La forza del passato che contamina le avanguardie. Un amore che si trasforma e comincia la sua narrazione. Così per confrontarsi con gli artisti che, mentre negano l’arte del passato, però non smettono di guardare all’antico. Le avanguardie del novecento restano comunque collegate alla fascinazione dell’antico e lo racconta la Mostra “La seduzione dell’antico. Da Picasso a Duchamp da de Chirico a Pistoletto”, al Mar di Ravenna, attiva sino al 31 marzo. È un confronto questo per comprendere che chi nega il passato non può prescindere dai suoi archetipi, dai suoi simboli, dai suoi maestri.
Il novecento non ci lascia, perché è un secolo doppio, o meglio è il classicismo del ritorno all’ordine ed è la trasfigurazione moderna e caotica; con questa dualità è possibile interpretare un periodo storico-artistico che vede le lacerazioni futuriste approdare all’ordine della forma primigenia. Come Gino Severini. I quadri emblematici di questo percorso del Mar sono ‘Ballerina blu’ (1912) e ‘Maternità’ (1916) di Severini, il quale, in pochi anni, tocca due polarità, dialogando con la scomposizione avanguardistica dell’immagine e subito dopo con la figurazione tradizionale.
In arte il futuro e il passato non finiscono. Il de Chirico metafisico e innovativo non si spiega senza l’amore per il mito greco arcaico. Le sue piazze italiane mettono insieme ciminiere e viste su città rinascimentali; ed è per tale motivo che l’esposizione propone una meravigliosa ‘Piazza d’Italia’(1916). Il Carrà, che ha esaurito l’enfasi modernista, guarda al duecento giottesco e le proprie opere par che dicano “Quel non so che di antico e moderno…”, per usare le sue parole e per rammentare una straordinaria storia artistica che ben si concentra nella tele ‘Madre e figlio’ (1934).
Morandi, Casorati, poi la Scuola romana, Guttuso, Fiume, Palladino, solo una parte di nomi presenti al Mar, per sottolineare che l’antico ha comunicato se stesso anche a questi artisti innovatori. E cosa sarebbe l’ultimo Sironi senza le sue composizioni evocative di un passato egizio o mesopotamico? Cosa sarebbe Picasso senza la sua stagione neoclassica? Il novecento modernista e rinnovatore è più che mai legato alle lontananze della storia.

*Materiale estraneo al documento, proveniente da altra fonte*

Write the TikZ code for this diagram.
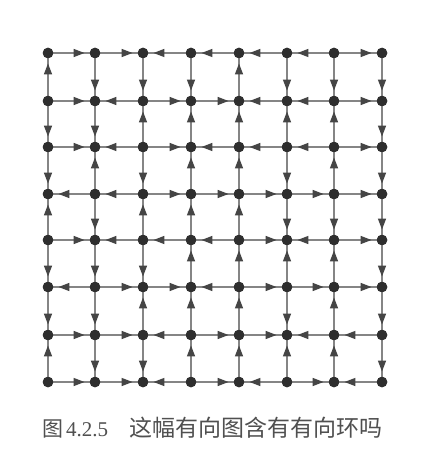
\documentclass[tikz,border=0pt]{standalone}
\usepackage{fontspec}
\newfontfamily\cjk{Noto Sans CJK SC}
\newfontfamily\numf{Liberation Serif}
\usetikzlibrary{arrows.meta,decorations.markings}
\definecolor{linec}{HTML}{858585}
\definecolor{dotc}{HTML}{2E2E2E}
\definecolor{tipc}{HTML}{454545}
\definecolor{capc}{HTML}{505050}
\tikzset{
  vtx/.style={circle,fill=dotc,draw=none,inner sep=0pt,minimum size=10.5pt},
  link/.style={draw=linec,line width=1.5pt,postaction={decorate},
    decoration={markings,mark=at position -5pt with {\arrow[tipc]{Triangle[length=11pt,width=8pt]}}}},
  captext/.style={text=capc,inner sep=0pt,anchor=west}
}
\begin{document}
\begin{tikzpicture}[x=1pt,y=-1pt]
\fill[white] (0,0) rectangle (446,454);
\useasboundingbox (0,0) rectangle (446,454);
\foreach \c/\x in {0/48,1/95,2/143,3/191,4/239,5/287,6/334,7/382}{
  \foreach \r/\y in {0/53,1/101,2/147,3/194,4/240,5/287,6/335,7/382}{
    \node[vtx] (n\c\r) at (\x,\y) {};
  }
}
\foreach \a/\b in {
 00/10,10/20,30/20,40/30,50/40,60/50,60/70,
 01/11,21/11,21/31,31/41,51/41,61/51,61/71,
 02/12,22/12,22/32,42/32,52/42,62/52,62/72,
 13/03,23/13,23/33,33/43,43/53,53/63,63/73,
 04/14,24/14,34/24,44/34,44/54,64/54,64/74,
 15/05,15/25,25/35,45/35,45/55,55/65,65/75,
 06/16,16/26,36/26,36/46,46/56,66/56,76/66,
 07/17,17/27,37/27,37/47,57/47,57/67,77/67,
 01/00,01/02,02/03,04/03,04/05,05/06,07/06,
 10/11,11/12,13/12,13/14,14/15,15/16,16/17,
 20/21,22/21,22/23,24/23,24/25,26/25,26/27,
 30/31,32/31,33/32,34/33,35/34,36/35,37/36,
 41/40,42/41,43/42,44/43,45/44,46/45,47/46,
 50/51,52/51,52/53,53/54,55/54,55/56,57/56,
 60/61,62/61,63/62,63/64,65/64,66/65,67/66,
 70/71,71/72,72/73,73/74,74/75,75/76,76/77}{
  \path[link] (n\a) -- (n\b);
}
\foreach \c in {0,...,7}{\foreach \r in {0,...,7}{\node[vtx] at (n\c\r) {};}}
\node[captext] (caption) at (42,428) {\fontsize{21}{25}\selectfont\cjk 图\hspace{3pt}\numf 4.2.5\hspace{21pt}\fontsize{23}{27}\selectfont\cjk 这幅有向图含有有向环吗};
\end{tikzpicture}
\end{document}
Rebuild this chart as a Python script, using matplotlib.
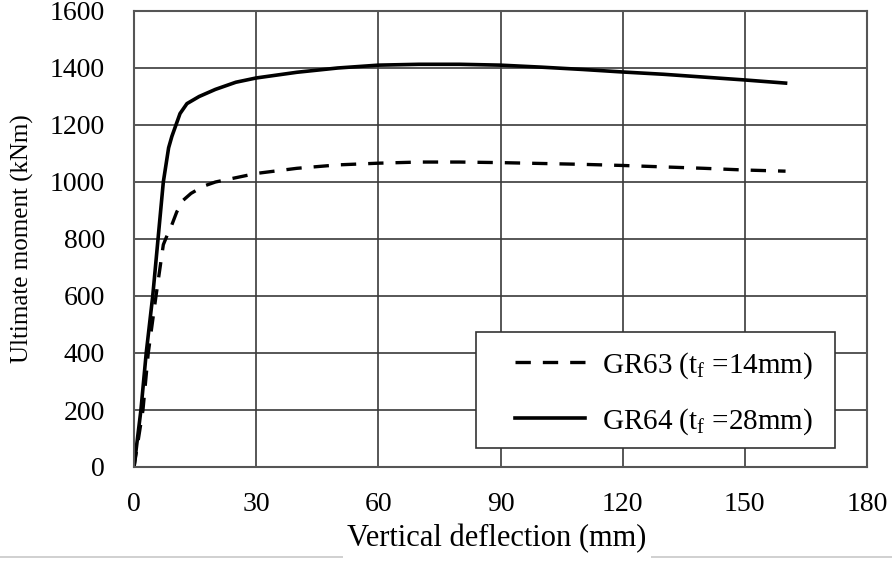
import matplotlib
matplotlib.use("Agg")
import matplotlib.pyplot as plt
from matplotlib.lines import Line2D
from matplotlib.patches import Rectangle

plt.rcParams['font.family'] = ['Liberation Serif', 'DejaVu Serif']
plt.rcParams['mathtext.fontset'] = 'custom'
plt.rcParams['mathtext.rm'] = 'Liberation Serif'
plt.rcParams['mathtext.it'] = 'Liberation Serif'

# GR63 (tf = 14 mm) - dashed
gr63_x = [0, 2.2, 3.5, 5.4, 7.2, 8.2, 9.3, 10.5, 12, 14, 17, 20, 25, 30, 40, 50,
          60, 70, 80, 90, 100, 110, 120, 130, 140, 150, 160]
gr63_y = [0, 200, 400, 600, 780, 815, 850, 895, 935, 960, 985, 1000, 1015, 1030, 1048, 1060,
          1066, 1070, 1070, 1068, 1065, 1062, 1058, 1053, 1048, 1042, 1038]

# GR64 (tf = 28 mm) - solid
gr64_x = [0, 1.7, 3.0, 4.6, 5.9, 7.2, 8.5, 9.3, 11.3, 13, 16, 20, 25, 30, 40, 50,
          60, 70, 80, 90, 100, 110, 120, 130, 140, 150, 160]
gr64_y = [0, 200, 400, 600, 800, 1000, 1120, 1160, 1240, 1275, 1300, 1325, 1350, 1365, 1385, 1400,
          1410, 1413, 1413, 1410, 1403, 1395, 1386, 1378, 1368, 1358, 1347]

x_ticks = [0, 30, 60, 90, 120, 150, 180]
y_ticks = [0, 200, 400, 600, 800, 1000, 1200, 1400, 1600]
label63 = "GR63 (t$_{\\mathrm{f}}$ =14mm)"
label64 = "GR64 (t$_{\\mathrm{f}}$ =28mm)"

fig = plt.figure(figsize=(8.92, 5.65), dpi=100)
W, H = 892, 565
L, R, T, B = 134, 867, 11, 467
ax = fig.add_axes([L / W, 1 - B / H, (R - L) / W, (B - T) / H])

def ax_x(px):
    return (px - L) / (R - L)

def ax_y(py):
    return (B - py) / (B - T)

ax.plot(gr63_x, gr63_y, color='black', lw=2.4, dashes=(4.6, 3.6), label=label63)
ax.plot(gr64_x, gr64_y, color='black', lw=2.6, label=label64)

ax.set_xlim(0, 180)
ax.set_ylim(0, 1600)
ax.set_xticks(x_ticks)
ax.set_yticks(y_ticks)
ax.tick_params(length=0, labelsize=20)
ax.tick_params(axis='x', pad=18)
ax.tick_params(axis='y', pad=21)
ax.grid(True, color='#3a3a3a', lw=1.2)
ax.set_axisbelow(True)
for s in ax.spines.values():
    s.set_color('#555555')
    s.set_linewidth(1.5)

ax.set_ylabel("Ultimate moment (kNm)", fontsize=18, va='center')
ax.yaxis.set_label_coords(ax_x(22), 0.5)

# legend box
ax.add_patch(Rectangle((ax_x(476), ax_y(448)), ax_x(835) - ax_x(476), ax_y(332) - ax_y(448),
                       transform=ax.transAxes, facecolor='white', edgecolor='#333333',
                       lw=1.2, zorder=3))
leg = ax.legend(loc='upper left', bbox_to_anchor=(ax_x(515), ax_y(350)),
                fontsize=21, frameon=False, handlelength=2.4, handletextpad=0.6,
                borderpad=0, labelspacing=0.87, borderaxespad=0)
leg.set_zorder(4)

# light gray separator line with the x label over it
fig.add_artist(Line2D([0, 1], [1 - 557 / H, 1 - 557 / H], color='#c8c8c8', lw=1.2,
                      transform=fig.transFigure))
fig.text(497 / W, 1 - 539 / H, "Vertical deflection (mm)", fontsize=22, ha='center', va='center',
         bbox=dict(facecolor='white', edgecolor='none', pad=3))

fig.savefig("out.png", dpi=100)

Il nuovo infondo è una rilettura del passato. Pertanto, “Recuperi, ritorni, malinconie, per la grande arte che fu, sono il retaggio anche della contemporaneità. In mostra c’è Paladino che guarda a Giotto (Testimone, 1999); Vettor Pisani che con la scenografica Barca dei sogni cita Böcklin; Parmiggiani, ex pauperista che oggi riflette sul tema dell’assenza e del passare del tempo (Icona, 1985), solo per citare qualche nostalgico.” Così l’artefice della Mostra, Claudio Spadoni e alla notevole esposizione egli conferisce un sintagma intrigante, che è un ossimoro, vale a dire: il fascino antico del moderno. Perciò, quando ragioniamo di arte, non ci lascia il verso di Jorge Luis Borges, “Tutto accade per la prima volta ma in modo eterno” e adesso per parafrasare: Il tutto avviene, per il moderno, ma in modo antico.